— Start Records for this exercise —
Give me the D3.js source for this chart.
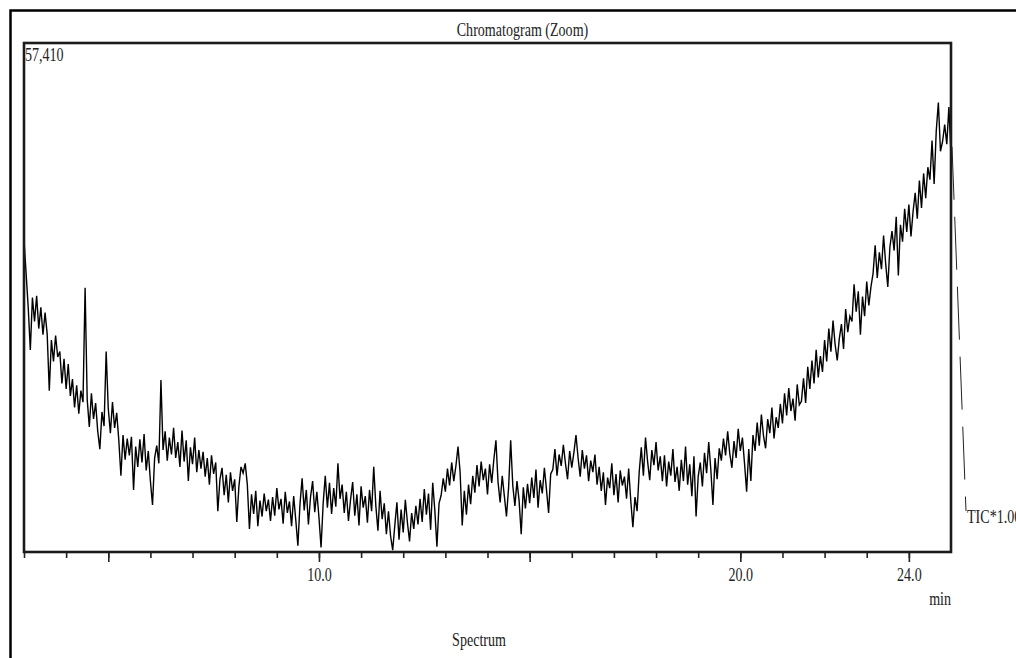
<!DOCTYPE html>
<html>
<head>
<meta charset="utf-8">
<script src="https://cdn.jsdelivr.net/npm/d3@7"></script>
<style>
  body { margin: 0; background: #fff; }
  text { font-family: "Liberation Serif", "Times New Roman", serif; fill: #222; }
</style>
</head>
<body>
<div id="chart"></div>
<script>
// TIC trace, thousands of counts, one scan every 0.05 min starting at 3.00 min
const scanStart = 3.0;
const scanStep = 0.05;

// 3.00 - 7.95 min
const ticSeg1 = [
  35.2, 31.4, 27.6, 22.8, 28.7, 26.0, 28.9, 25.2, 27.6, 24.5,
  27.0, 24.6, 18.2, 23.9, 21.5, 24.4, 22.0, 22.6, 19.0, 21.8,
  18.4, 21.2, 17.6, 19.5, 16.3, 18.8, 15.6, 18.2, 16.9, 29.8,
  17.2, 14.1, 17.9, 15.0, 16.8, 13.6, 11.6, 15.8, 14.2, 22.6,
  16.2, 13.4, 16.9, 14.0, 15.7, 12.6, 8.6, 13.2, 10.4, 12.8,
  10.9, 13.0, 7.0, 11.9, 9.6, 12.7, 10.1, 13.3, 9.2, 11.4,
  8.0, 5.3, 10.6, 12.0, 10.0, 19.4, 11.5, 13.6, 10.3, 12.9,
  11.0, 14.0, 10.6, 12.4, 9.6, 13.7, 10.2, 12.6, 8.0, 11.8,
  9.9, 12.9, 9.0, 11.5, 9.4, 11.3, 8.5, 10.6, 7.6, 10.9,
  8.8, 10.1, 4.6, 8.2, 9.5, 6.4, 8.7, 5.6, 9.0, 6.9
];
// 8.00 - 12.95 min
const ticSeg2 = [
  8.2, 3.4, 7.4, 9.6, 8.9, 10.0, 7.6, 2.6, 6.5, 4.3,
  6.9, 2.9, 5.8, 4.0, 6.6, 4.6, 5.9, 3.5, 6.2, 4.1,
  7.2, 4.8, 6.0, 3.2, 6.8, 4.4, 5.7, 2.9, 6.3, 3.6,
  0.7, 5.4, 8.3, 4.7, 7.0, 3.1, 6.2, 8.0, 4.5, 6.8,
  3.9, 0.5, 5.5, 8.6, 5.0, 7.8, 4.3, 7.2, 5.1, 10.0,
  6.0, 7.6, 4.4, 6.8, 3.5, 5.9, 7.9, 4.1, 6.5, 3.0,
  7.4, 5.0, 6.3, 3.3, 7.0, 4.6, 9.6, 5.2, 2.4, 6.9,
  3.7, 5.5, 2.0, 4.6, 1.8, 0.2, 3.0, 5.6, 1.4, 4.8,
  2.2, 5.9, 3.3, 1.2, 4.4, 2.6, 5.2, 3.1, 6.0, 3.4,
  7.1, 4.2, 6.6, 2.5, 7.8, 4.7, 0.6, 5.5, 6.4, 8.3
];
// 13.00 - 17.95 min
const ticSeg3 = [
  6.8, 9.4, 7.5, 10.1, 8.0, 9.7, 11.9, 9.0, 3.0, 6.9,
  4.2, 7.6, 5.4, 8.6, 6.7, 9.8, 7.4, 10.2, 8.1, 9.4,
  6.5, 9.9, 7.8, 10.4, 12.6, 7.9, 5.6, 8.6, 6.3, 4.0,
  7.2, 12.6, 7.5, 5.2, 8.0, 5.8, 2.0, 7.3, 4.9, 7.7,
  5.5, 8.4, 6.1, 9.3, 5.0, 8.1, 6.6, 9.5, 7.0, 4.4,
  8.8, 9.3, 11.6, 8.6, 11.0, 9.7, 12.1, 10.0, 8.2, 11.4,
  9.5, 11.2, 13.2, 10.6, 8.5, 11.5, 9.4, 10.9, 8.0, 10.3,
  9.0, 11.0, 7.6, 9.6, 6.9, 9.0, 5.3, 8.4, 7.2, 10.0,
  6.4, 8.8, 5.6, 9.2, 7.5, 8.5, 6.0, 9.4, 5.8, 2.8,
  6.2, 4.6, 9.0, 11.8, 8.6, 12.9, 10.2, 8.1, 11.5, 9.8
];
// 18.00 - 22.95 min
const ticSeg4 = [
  12.4, 9.2, 10.8, 8.0, 10.9, 7.4, 10.2, 8.6, 11.6, 7.9,
  9.6, 6.9, 10.4, 8.0, 11.9, 7.6, 9.9, 6.3, 10.8, 4.0,
  8.5, 10.1, 7.4, 11.2, 8.9, 12.4, 9.3, 5.3, 10.6, 8.2,
  11.7, 10.3, 12.8, 10.9, 13.6, 11.1, 9.5, 12.5, 10.6, 13.9,
  11.4, 12.9, 10.0, 6.8, 11.6, 8.0, 13.2, 11.4, 14.6, 12.0,
  15.5, 13.1, 11.7, 15.0, 13.4, 16.3, 12.8, 15.2, 14.0, 16.7,
  14.5, 17.9, 15.4, 18.5, 15.9, 17.3, 14.8, 18.9, 16.6, 17.0,
  19.6, 16.8, 20.9, 18.4, 21.6, 19.0, 22.8, 19.7, 22.1, 20.3,
  23.9, 21.5, 25.2, 22.6, 26.1, 23.4, 21.6, 24.1, 25.7, 22.9,
  27.4, 24.8, 26.6, 26.0, 30.2, 27.1, 29.4, 24.5, 28.8, 26.6
];
// 23.00 - 25.00 min
const ticSeg5 = [
  30.5, 27.8, 29.9, 31.4, 34.6, 30.9, 33.8, 31.9, 35.7, 32.5,
  29.9, 34.4, 36.2, 34.0, 37.8, 31.2, 36.9, 35.0, 38.7, 36.1,
  39.2, 35.6, 38.4, 40.5, 37.6, 41.9, 38.8, 42.7, 39.9, 43.4,
  42.0, 46.4, 41.5, 47.5, 50.7, 45.2, 46.3, 48.2, 46.0, 50.2, 44.8
];

const minorTicks = [3, 4, 5, 6, 7, 8, 9, 10, 11, 12, 13, 14, 15, 16, 17, 18, 19, 20, 21, 22, 23, 24];
const majorTicks = [5, 10, 15, 20, 24];
const labelTicks = [10, 20, 24];
const timeRange = [3, 25];
const yMax = 57.41;   // full scale, shown as 57,410

const title = "Chromatogram (Zoom)";
const traceName = "TIC*1.00";

const width = 1016, height = 658;
const plot = { left: 24, top: 43, right: 951, bottom: 552 };
const squeeze = "scale(0.74,1)";   // narrow serif look of the original

const svg = d3.select("#chart").append("svg")
  .attr("width", width)
  .attr("height", height);

// outer frame runs off the page on the right and bottom
svg.append("rect")
  .attr("x", 10.5).attr("y", 10.5)
  .attr("width", 1100).attr("height", 700)
  .attr("fill", "none")
  .attr("stroke", "#000")
  .attr("stroke-width", 2.5);

const x = d3.scaleLinear().domain(timeRange).range([plot.left, plot.right]);
const y = d3.scaleLinear().domain([0, yMax]).range([plot.bottom, plot.top]);

const tic = [...ticSeg1, ...ticSeg2, ...ticSeg3, ...ticSeg4, ...ticSeg5]
  .map((v, i) => ({ t: scanStart + i * scanStep, v }));

// trace
const line = d3.line().x(d => x(d.t)).y(d => y(d.v));
svg.append("path")
  .datum(tic)
  .attr("d", line)
  .attr("fill", "none")
  .attr("stroke", "#000")
  .attr("stroke-width", 1.4)
  .attr("stroke-linejoin", "miter");

// minor ticks
const gMinor = svg.append("g")
  .attr("transform", `translate(0,${plot.bottom})`)
  .call(d3.axisBottom(x).tickValues(minorTicks).tickSize(6).tickFormat(""));
gMinor.select(".domain").remove();

// major ticks with labels
const gMajor = svg.append("g")
  .attr("transform", `translate(0,${plot.bottom})`)
  .call(d3.axisBottom(x).tickValues(majorTicks).tickSize(10).tickPadding(6)
    .tickFormat(d => labelTicks.includes(d) ? d3.format(".1f")(d) : ""));
gMajor.select(".domain").remove();
gMajor.selectAll("text")
  .attr("transform", squeeze)
  .style("font-size", "19px")
  .style("font-family", "'Liberation Serif', serif")
  .attr("fill", "#222");
svg.selectAll(".tick line").attr("stroke", "#222").attr("stroke-width", 1.6);

// plot frame
svg.append("rect")
  .attr("x", plot.left).attr("y", plot.top)
  .attr("width", plot.right - plot.left)
  .attr("height", plot.bottom - plot.top)
  .attr("fill", "none")
  .attr("stroke", "#1b1b1b")
  .attr("stroke-width", 2.6);

// texts
const addText = (str, tx, ty, anchor) => svg.append("text")
  .attr("transform", `translate(${tx},${ty}) ${squeeze}`)
  .attr("text-anchor", anchor)
  .style("font-size", "19px")
  .text(str);

addText(title, (plot.left + plot.right) / 2 + 35, 36, "middle");
addText(d3.format(",")(Math.round(yMax * 1000)), plot.left + 1, 61, "start");
addText("min", plot.right, 605, "end");
addText("Spectrum", 479, 646, "middle");

// leader from the trace end down to the trace name
const last = tic[tic.length - 1];
const tagX = plot.right + 15, tagY = 511;
svg.append("line")
  .attr("x1", x(last.t) + 1).attr("y1", y(last.v) - 8)
  .attr("x2", tagX).attr("y2", tagY)
  .attr("stroke", "#222")
  .attr("stroke-width", 1)
  .attr("stroke-dasharray", "53,17");
addText(traceName, tagX + 1, 523, "start");
</script>
</body>
</html>
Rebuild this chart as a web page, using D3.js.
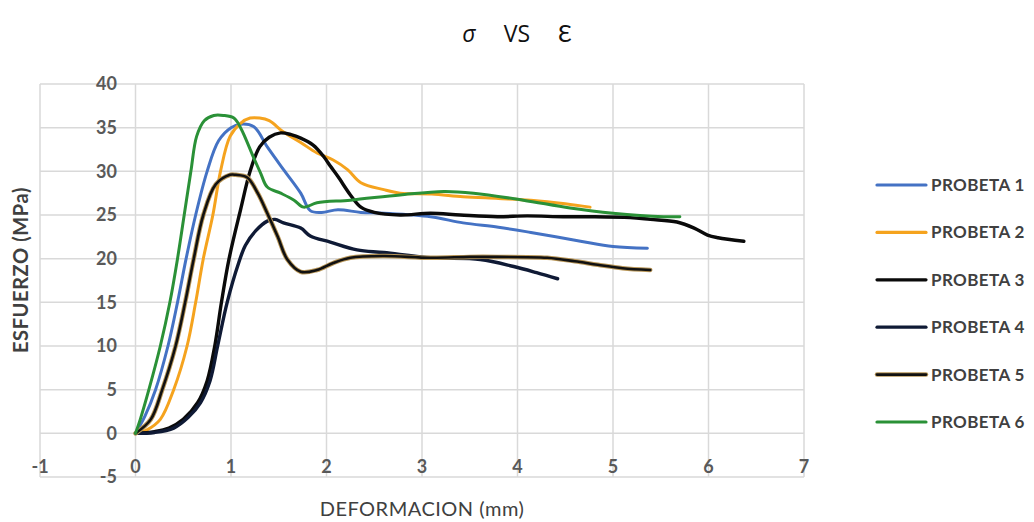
<!DOCTYPE html>
<html><head><meta charset="utf-8">
<script src="https://cdn.jsdelivr.net/npm/d3@7"></script>
<style>body{margin:0;background:#fff;} svg{display:block;}</style>
</head><body>
<svg id="chart" width="1034" height="522"></svg>
<script>
const xTicks = [-1,0,1,2,3,4,5,6,7];
const yTicks = [-5,0,5,10,15,20,25,30,35,40];
const seriesNames = ["PROBETA 1","PROBETA 2","PROBETA 3","PROBETA 4","PROBETA 5","PROBETA 6"];

const p1x = [0,0.1,0.21,0.34,0.44,0.53,0.63,0.75,0.87,1.0,1.1,1.24,1.38,1.55,1.73,1.83,1.95,2.12,2.36,2.6,3.09,3.43,3.8,4.14,4.66,5.0,5.36];
const p1y = [0,2,5,10,15,20,25,30,33.5,35,35.4,35.1,32.8,30.2,27.5,25.5,25.3,25.6,25.3,25.2,24.8,24.1,23.6,23.0,22.0,21.4,21.2];

const p2x = [0,0.12,0.26,0.4,0.54,0.63,0.71,0.81,0.89,0.99,1.1,1.2,1.3,1.4,1.55,1.73,1.9,2.07,2.22,2.36,2.6,2.77,3.1,3.43,3.8,4.14,4.5,4.76];
const p2y = [0,0.4,1.6,5,10,15,20,25,30,34,35.5,36.1,36.1,35.8,34.5,33.3,32.1,31.3,30.2,28.7,27.9,27.5,27.4,27.1,26.9,26.7,26.3,25.9];

const p3x = [0,0.2,0.35,0.5,0.65,0.75,0.83,0.9,0.98,1.1,1.2,1.3,1.4,1.52,1.63,1.73,1.86,1.97,2.04,2.12,2.25,2.36,2.5,2.77,3.09,3.4,3.79,4.1,4.48,4.8,5.18,5.39,5.67,5.85,5.99,6.1,6.37];
const p3y = [0,0.2,0.6,1.6,3.5,6,10,15,20,25.6,30,32.8,33.9,34.4,34.2,33.8,33,31.7,30.6,29.4,27.3,25.9,25.3,25.0,25.2,25.0,24.8,24.9,24.8,24.8,24.7,24.5,24.2,23.5,22.7,22.4,22.0];

const p4x = [0,0.2,0.4,0.55,0.68,0.78,0.86,0.96,1.08,1.15,1.26,1.38,1.46,1.55,1.73,1.83,2.04,2.32,2.6,3.09,3.61,3.96,4.2,4.42];
const p4y = [0,0.1,0.6,1.8,3.5,6,10,15,19.5,21.5,23.2,24.3,24.5,24.1,23.5,22.6,21.9,21.0,20.7,20.1,19.9,19.1,18.4,17.7];

const p5x = [0,0.16,0.28,0.42,0.52,0.61,0.71,0.84,0.99,1.05,1.17,1.28,1.38,1.49,1.59,1.73,1.9,2.07,2.25,2.6,3.09,3.5,3.79,4.31,4.6,4.84,5.1,5.39];
const p5y = [0,1.6,5,10,15,20,25,28.5,29.6,29.6,29.3,27.5,25.2,22.5,19.9,18.5,18.7,19.5,20.1,20.3,20.1,20.2,20.2,20.1,19.7,19.3,18.9,18.7];

const p6x = [0,0.05,0.14,0.26,0.36,0.44,0.51,0.58,0.64,0.72,0.82,0.92,1.03,1.1,1.24,1.31,1.38,1.52,1.66,1.76,1.9,2.25,2.77,3.23,3.54,4.06,4.55,5.0,5.53,5.7];
const p6y = [0,1.6,5,10,15,20,25,30,34,35.8,36.4,36.4,36.1,35,31.5,29.8,28.2,27.5,26.7,25.9,26.4,26.7,27.3,27.7,27.5,26.7,25.8,25.2,24.8,24.8];

const colors = ["#4472c4","#f5a31e","#0a0a0a","#0f1a35","#111111","#2a9137"];
const allX = [p1x,p2x,p3x,p4x,p5x,p6x];
const allY = [p1y,p2y,p3y,p4y,p5y,p6y];
const series = seriesNames.map((n,i)=>({name:n, color:colors[i], pts: allX[i].map((x,j)=>[x, allY[i][j]])}));

const svg = d3.select("#chart");
const x = d3.scaleLinear().domain([-1,7]).range([40,804]);
const y = d3.scaleLinear().domain([-5,40]).range([477,84]);
const FONT = "Lato, 'Open Sans', sans-serif";

// grid
const g = svg.append("g");
g.selectAll("line.h").data(yTicks).join("line")
  .attr("x1",x(-1)).attr("x2",x(7)).attr("y1",d=>y(d)).attr("y2",d=>y(d))
  .attr("stroke","#d9d9d9").attr("stroke-width",1.5);
g.selectAll("line.v").data(xTicks).join("line")
  .attr("y1",y(-5)).attr("y2",y(40)).attr("x1",d=>x(d)).attr("x2",d=>x(d))
  .attr("stroke","#d9d9d9").attr("stroke-width",1.5);

// y tick labels
svg.append("g").selectAll("text").data(yTicks).join("text")
  .attr("x",117).attr("y",d=>y(d)).attr("dy","0.35em")
  .attr("text-anchor","end")
  .attr("font-family",FONT).attr("font-weight","bold")
  .attr("font-size",18).attr("fill","#595959").text(d=>d);

// x tick labels
svg.append("g").selectAll("text").data(xTicks).join("text")
  .attr("x",d=>x(d)).attr("y",467).attr("dy","0.35em")
  .attr("text-anchor","middle")
  .attr("font-family",FONT).attr("font-weight","bold")
  .attr("font-size",18).attr("fill","#595959").text(d=>d);

// lines
const line = d3.line().x(d=>x(d[0])).y(d=>y(d[1])).curve(d3.curveCatmullRom.alpha(0.5));
const lg = svg.append("g").attr("fill","none").attr("stroke-linejoin","round").attr("stroke-linecap","round");
series.forEach((s,i)=>{
  if(i===4){
    lg.append("path").attr("d",line(s.pts)).attr("stroke","#b89658").attr("stroke-width",4.5);
    lg.append("path").attr("d",line(s.pts)).attr("stroke",s.color).attr("stroke-width",2.6);
  } else {
    lg.append("path").attr("d",line(s.pts)).attr("stroke",s.color).attr("stroke-width",i===2||i===3?3.4:3);
  }
});

// legend
const leg = svg.append("g");
series.forEach((s,i)=>{
  const yy = 185 + i*47.4;
  if(i===4){
    leg.append("line").attr("x1",877).attr("x2",926).attr("y1",yy).attr("y2",yy).attr("stroke","#b89658").attr("stroke-width",4.5).attr("stroke-linecap","round");
  }
  leg.append("line").attr("x1",877).attr("x2",926).attr("y1",yy).attr("y2",yy)
    .attr("stroke",s.color).attr("stroke-width",i===4?2.6:3.2).attr("stroke-linecap","round");
  leg.append("text").attr("x",931).attr("y",yy).attr("dy","0.35em")
    .attr("font-family",FONT).attr("font-weight","bold").attr("letter-spacing",0.4)
    .attr("font-size",17).attr("fill","#404040").text(s.name);
});

// title
const t = svg.append("text").attr("x",517).attr("y",42).attr("text-anchor","middle")
  .attr("font-family","'Open Sans', Lato, sans-serif").attr("font-size",23).attr("fill","#111");
t.append("tspan").attr("font-style","italic").text("σ");
t.append("tspan").attr("dx",28).text("VS");
t.append("tspan").attr("dx",28).text("Ɛ");

// axis titles
svg.append("text").attr("transform","translate(28,270) rotate(-90)").attr("text-anchor","middle")
  .attr("font-family",FONT).attr("font-weight","bold").attr("letter-spacing",0.6)
  .attr("font-size",20).attr("fill","#404040").text("ESFUERZO (MPa)");
svg.append("text").attr("x",422).attr("y",516).attr("text-anchor","middle")
  .attr("font-family",FONT).attr("letter-spacing",0.5)
  .attr("font-size",20).attr("fill","#404040").text("DEFORMACION (mm)");
</script>
</body></html>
— End Records for this exercise —
Reproduce, word for word, every line from the start of the records down to and including the line with "const scanStep = 0.05;"; skip the pictures.

Exercise answer:
Give me the D3.js source for this chart.
<!DOCTYPE html>
<html>
<head>
<meta charset="utf-8">
<script src="https://cdn.jsdelivr.net/npm/d3@7"></script>
<style>
  body { margin: 0; background: #fff; }
  text { font-family: "Liberation Serif", "Times New Roman", serif; fill: #222; }
</style>
</head>
<body>
<div id="chart"></div>
<script>
// TIC trace, thousands of counts, one scan every 0.05 min starting at 3.00 min
const scanStart = 3.0;
const scanStep = 0.05;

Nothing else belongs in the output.